No, I’m not saying free trade is the cause of bad behavior in lower income whites, or anybody else for that matter.  But I am saying unemployment caused by jobs disappearing cannot help.

Maybe we should consider spending some money if we have to, in order to get those demographic muscles strong again.  Maybe it’s worth paying more for my skivvies if it means my blue-collar neighbors are working, and feeling both productive and appreciated.  Maybe our society would be stronger and better prepared to handle unexpected things.  When muscles are flabby and weak, they get hurt more easily.  When muscles hurt, they complain, and when you don’t pay attention to complaining muscles, they may betray you just when you need to count on them.  And to Dan McLaughlin’s point above, maybe if we were taking better care of our metaphorical muscles, Republicans wouldn't be standing around like we’ve been poleaxed by Donald Trump’s primary rampage.

Tuesday, March 22, 2016

Belgium, Islam, and the Western Press

There’s already an opinion piece at Washington Post titled "Why is Brussels under attack?"

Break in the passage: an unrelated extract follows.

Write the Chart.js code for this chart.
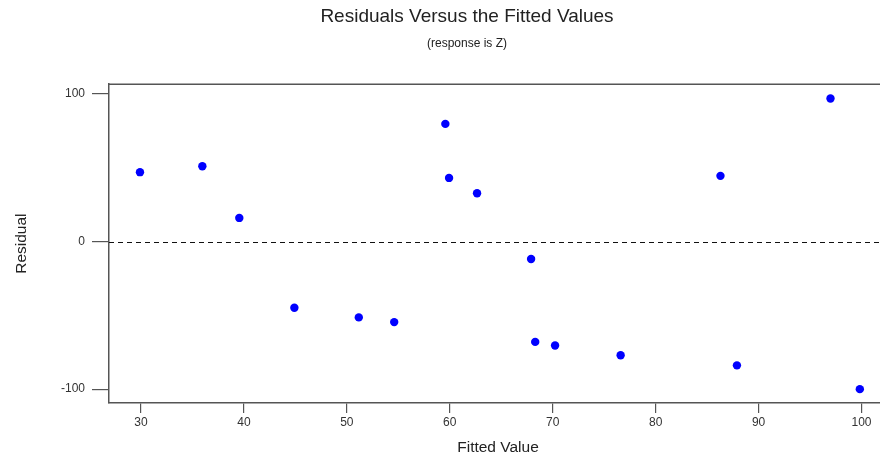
<!DOCTYPE html>
<html>
<head>
<meta charset="utf-8">
<script src="https://cdn.jsdelivr.net/npm/chart.js@4/dist/chart.umd.min.js"></script>
<style>
  html, body { margin: 0; padding: 0; background: #fff; overflow: hidden; width: 880px; height: 460px; }
  canvas { display: block; }
</style>
</head>
<body>
<canvas id="c" width="954" height="460"></canvas>
<script>
// ---- data ----
const titleText = 'Residuals Versus the Fitted Values';
const subtitleText = '(response is Z)';
const xAxisTitle = 'Fitted Value';
const yAxisTitle = 'Residual';

const fittedValues = [29.9, 35.96, 39.55, 44.9, 51.16, 54.6, 59.57, 59.93, 62.65, 67.9, 68.3, 70.23, 76.6, 86.3, 87.9, 96.99, 99.84];
const residuals    = [47.0, 51.0, 16.0, -44.9, -51.4, -54.6, 79.7, 43.1, 32.7, -11.8, -68.0, -70.4, -77.0, 44.5, -83.9, 96.9, -100.0];

const xRange = [26.89, 102.48];
const yRange = [-109.4, 106.6];
const xTickStep = 10;
const yTickStep = 100;
const zeroLine = 0;

const FONT = "'Liberation Sans', Arial, Helvetica, sans-serif";

const points = fittedValues.map((x, i) => ({ x: x, y: residuals[i] }));

const framePlugin = {
  id: 'frame',
  beforeDatasetsDraw(chart) {
    const { ctx, chartArea: a, scales } = chart;
    ctx.save();
    // top frame line
    ctx.strokeStyle = '#555';
    ctx.lineWidth = 1.5;
    ctx.beginPath();
    ctx.moveTo(a.left, a.top);
    ctx.lineTo(a.right, a.top);
    ctx.stroke();
    // dashed zero reference line
    const y0 = Math.round(scales.y.getPixelForValue(zeroLine)) + 0.5;
    ctx.strokeStyle = '#111';
    ctx.lineWidth = 1;
    ctx.setLineDash([5, 4]);
    ctx.beginPath();
    ctx.moveTo(a.left, y0);
    ctx.lineTo(a.right, y0);
    ctx.stroke();
    ctx.restore();
  }
};

new Chart(document.getElementById('c'), {
  type: 'scatter',
  data: {
    datasets: [{
      data: points,
      backgroundColor: '#0000FF',
      borderColor: '#0000FF',
      pointRadius: 4.2,
      pointHoverRadius: 4.2,
      borderWidth: 0
    }]
  },
  plugins: [framePlugin],
  options: {
    responsive: false,
    animation: false,
    layout: { padding: { left: 0, right: 20, top: 0, bottom: 0 } },
    plugins: {
      legend: { display: false },
      tooltip: { enabled: false },
      title: {
        display: true,
        text: titleText,
        color: '#222',
        font: { family: FONT, size: 19, weight: 'normal' },
        padding: { top: 5.5, bottom: 0 }
      },
      subtitle: {
        display: true,
        text: subtitleText,
        color: '#222',
        font: { family: FONT, size: 12, weight: 'normal' },
        padding: { top: 8, bottom: 33.5 }
      }
    },
    scales: {
      x: {
        type: 'linear',
        position: 'bottom',
        min: xRange[0],
        max: xRange[1],
        ticks: {
          stepSize: xTickStep,
          includeBounds: false,
          color: '#333',
          font: { family: FONT, size: 12 },
          padding: 2,
          maxRotation: 0
        },
        grid: { drawOnChartArea: false, drawTicks: true, tickLength: 10, color: '#555', lineWidth: 1.2 },
        border: { display: true, color: '#555', width: 1.5 },
        title: {
          display: true,
          text: xAxisTitle,
          color: '#222',
          font: { family: FONT, size: 15.5 },
          padding: { top: 0, bottom: 2.7 }
        },
        afterFit(scale) { scale.height = 57; }
      },
      y: {
        type: 'linear',
        position: 'left',
        min: yRange[0],
        max: yRange[1],
        ticks: {
          stepSize: yTickStep,
          includeBounds: false,
          color: '#333',
          font: { family: FONT, size: 12 },
          padding: 7
        },
        grid: { drawOnChartArea: false, drawTicks: true, tickLength: 17, color: '#555', lineWidth: 1.2 },
        border: { display: true, color: '#555', width: 1.5 },
        title: {
          display: true,
          text: yAxisTitle,
          color: '#222',
          font: { family: FONT, size: 15.5 },
          padding: { top: 12.7, bottom: 0 }
        },
        afterFit(scale) { scale.width = 109; }
      },
      yRight: {
        type: 'linear',
        position: 'right',
        display: true,
        min: yRange[0],
        max: yRange[1],
        ticks: { display: false },
        grid: { display: false, drawTicks: false },
        border: { display: false },
        afterFit(scale) { scale.width = 47; }
      }
    }
  }
});
</script>
</body>
</html>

It contains this clumsy and interesting compound sentence: 

“A growing right-wing political movement in Belgium has led to feelings of division in the country; Some Muslims say that a 2012 ban on Islamic veils such as burqas and niqabs in public spaces is a sign of their community's alienation from the Catholic mainstream.”

This sentence comes right after mention of high Muslim unemployment, and the “competitive disadvantage” Muslims find themselves in, in the Belgian job market.  That is, in attempting to answer the "why" in the article's title, the article begins with the plight of the poor Muslims, and then immediately blames a “growing right-wing political movement” for “feelings of division”. 

Oh, and 2012.  Keep that year in mind for a minute.  This stuff is outrageous.  For readers who bother going further, they find the following:
  • “Molenbeek's links to radicalized groups have long been known.”
  • “[F]unding from Saudi Arabia and other wealthy Persian Gulf states in the 1970s…was used to set up conservative religious schools in the area.” [emphasis added]
  • “A decade ago…a popular newspaper series…showed disillusioned young Muslims were being influenced by radical preachers.”
  • “[T]here is a whole generation waiting to participate in these actions."

I’m just a simple, Bible-thumping, conservative, American gun owner, but I would love to know how a so-called right-wing burqa ban three years ago can take the lead in being blamed for some Saudi-funded radical shit that goes back to almost the middle of the last century?  This article is simply another example of the mainstream Western press’s ongoing attempt to sugar-coat jihad and unchecked third-world immigration, and to libel any attempts to either defend against the former, or control of the latter.

No wonder that here in the U.S., the Trump Train keeps rolling.

Monday, March 21, 2016

What's missing from this Trump Analysis?

At the Washington Post’s Wonkblog, Jim Tankersley argues the  GOP "created" Donald Trump 15 years ago
“Urged on by their presidential standard-bearer, Texas Gov. George W. Bush, and by nearly all of the business lobbyists who represented the core of the party’s donor class, three-quarters of House Republicans voted to extend the status of permanent normal trade relations to China. They were more than enough, when added to a minority of Democrats, to secure passage of a bill that would sail through the Senate and be signed into law by President Bill Clinton.
“The legislation, a top Republican priority, held the promise of greater economic prosperity for Americans. But few could predict that it would cause a series of economic and political earthquakes that has helped put the GOP in the difficult spot it is in today(.)” 
Maybe.  But interestingly,  even though Trump exploded onto the presidential campaign stage by grabbing ownership of a related but different issue, Tankersley doesn’t mention it:  illegal immigration.

A lot of jobs went to China 15 years ago, and in the last 15 years a lot of other jobs have in fact been created in America (as the Obama administration is constantly reminding us).  But there are tens of millions of illegal immigrants competing with high-school educated Americans for those jobs.  Illegal immigration is the issue that originally got the TrumpTrain ™ started, not China trade.